━━━ Input

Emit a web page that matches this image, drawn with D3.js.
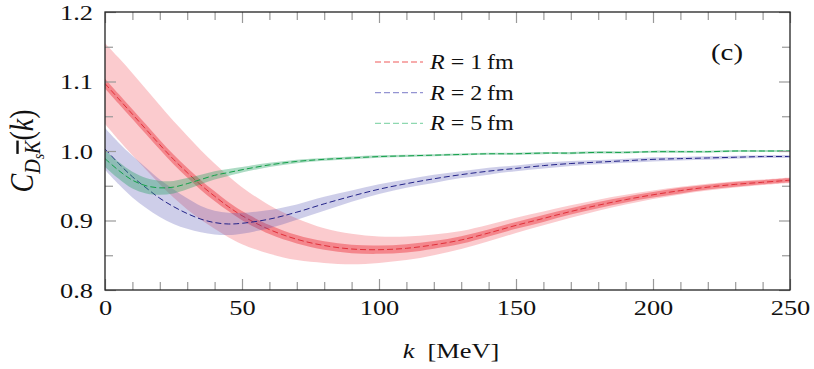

━━━━━━
━━━ Input

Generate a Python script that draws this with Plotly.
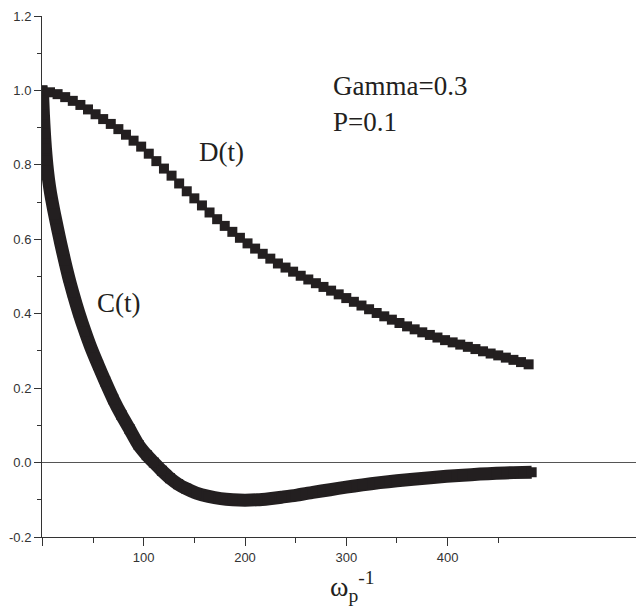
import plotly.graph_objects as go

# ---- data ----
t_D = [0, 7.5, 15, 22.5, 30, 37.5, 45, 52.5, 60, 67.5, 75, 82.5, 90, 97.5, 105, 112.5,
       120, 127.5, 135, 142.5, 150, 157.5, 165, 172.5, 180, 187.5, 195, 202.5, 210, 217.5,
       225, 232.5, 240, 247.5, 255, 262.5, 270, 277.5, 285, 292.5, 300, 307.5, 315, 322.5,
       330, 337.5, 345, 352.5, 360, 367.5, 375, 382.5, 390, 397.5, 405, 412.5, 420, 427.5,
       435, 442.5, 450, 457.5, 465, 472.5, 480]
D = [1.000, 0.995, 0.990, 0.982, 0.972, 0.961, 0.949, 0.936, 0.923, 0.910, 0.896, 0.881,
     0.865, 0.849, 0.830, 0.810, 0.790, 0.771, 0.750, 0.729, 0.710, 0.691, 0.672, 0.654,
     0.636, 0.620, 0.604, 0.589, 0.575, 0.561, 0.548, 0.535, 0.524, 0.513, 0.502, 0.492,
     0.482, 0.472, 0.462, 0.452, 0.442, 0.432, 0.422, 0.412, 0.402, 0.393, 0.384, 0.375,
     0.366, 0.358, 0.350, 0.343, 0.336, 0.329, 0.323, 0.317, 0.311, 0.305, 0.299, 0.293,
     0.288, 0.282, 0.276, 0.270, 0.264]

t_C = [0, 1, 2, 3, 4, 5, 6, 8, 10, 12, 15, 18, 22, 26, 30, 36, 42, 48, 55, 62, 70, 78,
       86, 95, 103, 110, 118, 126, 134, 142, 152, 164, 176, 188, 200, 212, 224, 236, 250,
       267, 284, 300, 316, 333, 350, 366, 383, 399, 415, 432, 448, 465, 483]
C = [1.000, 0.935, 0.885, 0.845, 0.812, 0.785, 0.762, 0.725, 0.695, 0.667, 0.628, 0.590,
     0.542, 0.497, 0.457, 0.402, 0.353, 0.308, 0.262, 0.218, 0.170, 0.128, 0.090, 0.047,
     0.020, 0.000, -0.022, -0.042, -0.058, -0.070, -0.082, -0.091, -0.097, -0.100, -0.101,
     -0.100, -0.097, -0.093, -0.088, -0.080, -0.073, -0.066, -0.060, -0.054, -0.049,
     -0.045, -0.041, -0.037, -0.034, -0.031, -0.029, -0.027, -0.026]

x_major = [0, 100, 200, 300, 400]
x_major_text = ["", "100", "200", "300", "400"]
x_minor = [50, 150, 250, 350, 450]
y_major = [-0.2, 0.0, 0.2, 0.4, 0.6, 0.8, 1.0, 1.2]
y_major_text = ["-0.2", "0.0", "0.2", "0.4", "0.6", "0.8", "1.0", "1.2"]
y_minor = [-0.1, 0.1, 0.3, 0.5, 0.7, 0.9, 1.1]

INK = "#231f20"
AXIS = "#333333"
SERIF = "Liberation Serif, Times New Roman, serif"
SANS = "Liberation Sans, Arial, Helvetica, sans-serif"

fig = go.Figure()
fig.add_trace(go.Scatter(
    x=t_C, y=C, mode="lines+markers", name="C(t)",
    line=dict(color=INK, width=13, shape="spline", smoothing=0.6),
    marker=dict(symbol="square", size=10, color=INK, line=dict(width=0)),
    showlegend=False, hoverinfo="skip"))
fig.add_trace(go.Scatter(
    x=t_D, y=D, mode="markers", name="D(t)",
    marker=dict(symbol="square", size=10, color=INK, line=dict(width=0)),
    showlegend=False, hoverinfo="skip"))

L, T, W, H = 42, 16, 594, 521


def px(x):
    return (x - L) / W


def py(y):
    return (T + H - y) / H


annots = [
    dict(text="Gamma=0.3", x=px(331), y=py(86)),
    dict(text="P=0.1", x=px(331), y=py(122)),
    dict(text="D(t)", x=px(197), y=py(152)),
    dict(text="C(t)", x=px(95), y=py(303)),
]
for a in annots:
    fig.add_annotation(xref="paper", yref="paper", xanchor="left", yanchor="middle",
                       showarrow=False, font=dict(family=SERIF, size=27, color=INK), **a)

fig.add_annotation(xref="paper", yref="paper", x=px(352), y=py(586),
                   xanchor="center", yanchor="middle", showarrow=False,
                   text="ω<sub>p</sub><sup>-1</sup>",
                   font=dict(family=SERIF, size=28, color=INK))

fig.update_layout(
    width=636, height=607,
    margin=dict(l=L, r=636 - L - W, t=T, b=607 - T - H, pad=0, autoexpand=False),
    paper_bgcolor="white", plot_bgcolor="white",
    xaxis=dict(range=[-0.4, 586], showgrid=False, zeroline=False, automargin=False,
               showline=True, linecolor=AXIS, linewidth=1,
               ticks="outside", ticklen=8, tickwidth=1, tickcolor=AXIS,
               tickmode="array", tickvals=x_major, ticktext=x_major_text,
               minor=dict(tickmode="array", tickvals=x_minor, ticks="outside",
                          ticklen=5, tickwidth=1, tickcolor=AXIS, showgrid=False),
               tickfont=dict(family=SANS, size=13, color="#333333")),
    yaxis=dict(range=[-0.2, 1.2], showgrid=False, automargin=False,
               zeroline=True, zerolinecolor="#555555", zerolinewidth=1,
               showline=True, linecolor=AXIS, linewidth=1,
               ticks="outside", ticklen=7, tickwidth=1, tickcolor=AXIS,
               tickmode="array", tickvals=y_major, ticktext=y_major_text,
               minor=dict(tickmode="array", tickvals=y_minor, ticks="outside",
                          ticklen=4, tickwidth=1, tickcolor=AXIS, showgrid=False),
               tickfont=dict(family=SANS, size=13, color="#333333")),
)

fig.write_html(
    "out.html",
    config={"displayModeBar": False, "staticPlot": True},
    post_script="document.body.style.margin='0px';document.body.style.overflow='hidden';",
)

━━━━━━
━━━ Input

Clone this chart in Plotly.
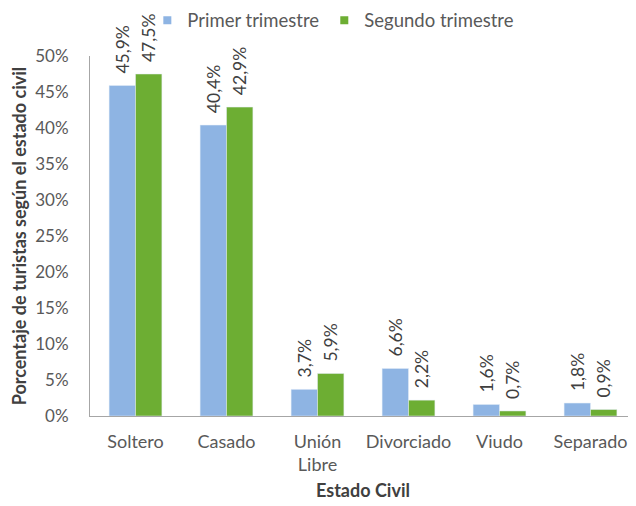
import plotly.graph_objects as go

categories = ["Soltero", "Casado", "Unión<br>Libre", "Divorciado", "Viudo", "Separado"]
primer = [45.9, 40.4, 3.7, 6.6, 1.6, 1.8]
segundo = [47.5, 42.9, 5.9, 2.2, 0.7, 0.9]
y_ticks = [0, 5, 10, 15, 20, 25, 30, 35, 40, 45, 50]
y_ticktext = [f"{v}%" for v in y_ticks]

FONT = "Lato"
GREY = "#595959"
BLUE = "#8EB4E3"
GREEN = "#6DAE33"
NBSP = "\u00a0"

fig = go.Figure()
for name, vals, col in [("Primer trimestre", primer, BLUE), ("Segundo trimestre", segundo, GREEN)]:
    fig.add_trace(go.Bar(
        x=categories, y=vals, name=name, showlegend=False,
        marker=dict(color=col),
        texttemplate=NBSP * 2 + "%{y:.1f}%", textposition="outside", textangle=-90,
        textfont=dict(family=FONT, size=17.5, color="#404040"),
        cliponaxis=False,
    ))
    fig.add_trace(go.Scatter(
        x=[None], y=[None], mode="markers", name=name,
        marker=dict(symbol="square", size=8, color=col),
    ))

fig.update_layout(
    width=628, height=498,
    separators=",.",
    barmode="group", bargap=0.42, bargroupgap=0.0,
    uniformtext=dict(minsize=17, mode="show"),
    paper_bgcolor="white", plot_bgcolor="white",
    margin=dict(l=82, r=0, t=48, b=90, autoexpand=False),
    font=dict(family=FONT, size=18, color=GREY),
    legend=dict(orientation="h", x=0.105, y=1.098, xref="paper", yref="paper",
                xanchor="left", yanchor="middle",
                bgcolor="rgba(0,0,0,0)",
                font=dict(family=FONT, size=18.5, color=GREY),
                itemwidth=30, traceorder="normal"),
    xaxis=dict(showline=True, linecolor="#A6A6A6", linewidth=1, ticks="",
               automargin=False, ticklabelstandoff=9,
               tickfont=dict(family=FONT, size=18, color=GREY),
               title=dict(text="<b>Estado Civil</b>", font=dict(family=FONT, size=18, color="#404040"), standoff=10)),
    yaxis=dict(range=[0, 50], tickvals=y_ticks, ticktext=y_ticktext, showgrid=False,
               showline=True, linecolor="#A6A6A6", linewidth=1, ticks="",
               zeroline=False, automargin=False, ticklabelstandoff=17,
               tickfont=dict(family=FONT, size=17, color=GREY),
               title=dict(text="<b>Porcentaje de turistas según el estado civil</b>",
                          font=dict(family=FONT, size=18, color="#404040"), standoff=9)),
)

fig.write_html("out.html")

━━━━━━

From the records above, give again only the part that opens with the line containing "Clone this chart in Plotly." and closes with the line containing "v in y_ticks]". Keep both ends but drop the pictures.

Clone this chart in Plotly.
import plotly.graph_objects as go

categories = ["Soltero", "Casado", "Unión<br>Libre", "Divorciado", "Viudo", "Separado"]
primer = [45.9, 40.4, 3.7, 6.6, 1.6, 1.8]
segundo = [47.5, 42.9, 5.9, 2.2, 0.7, 0.9]
y_ticks = [0, 5, 10, 15, 20, 25, 30, 35, 40, 45, 50]
y_ticktext = [f"{v}%" for v in y_ticks]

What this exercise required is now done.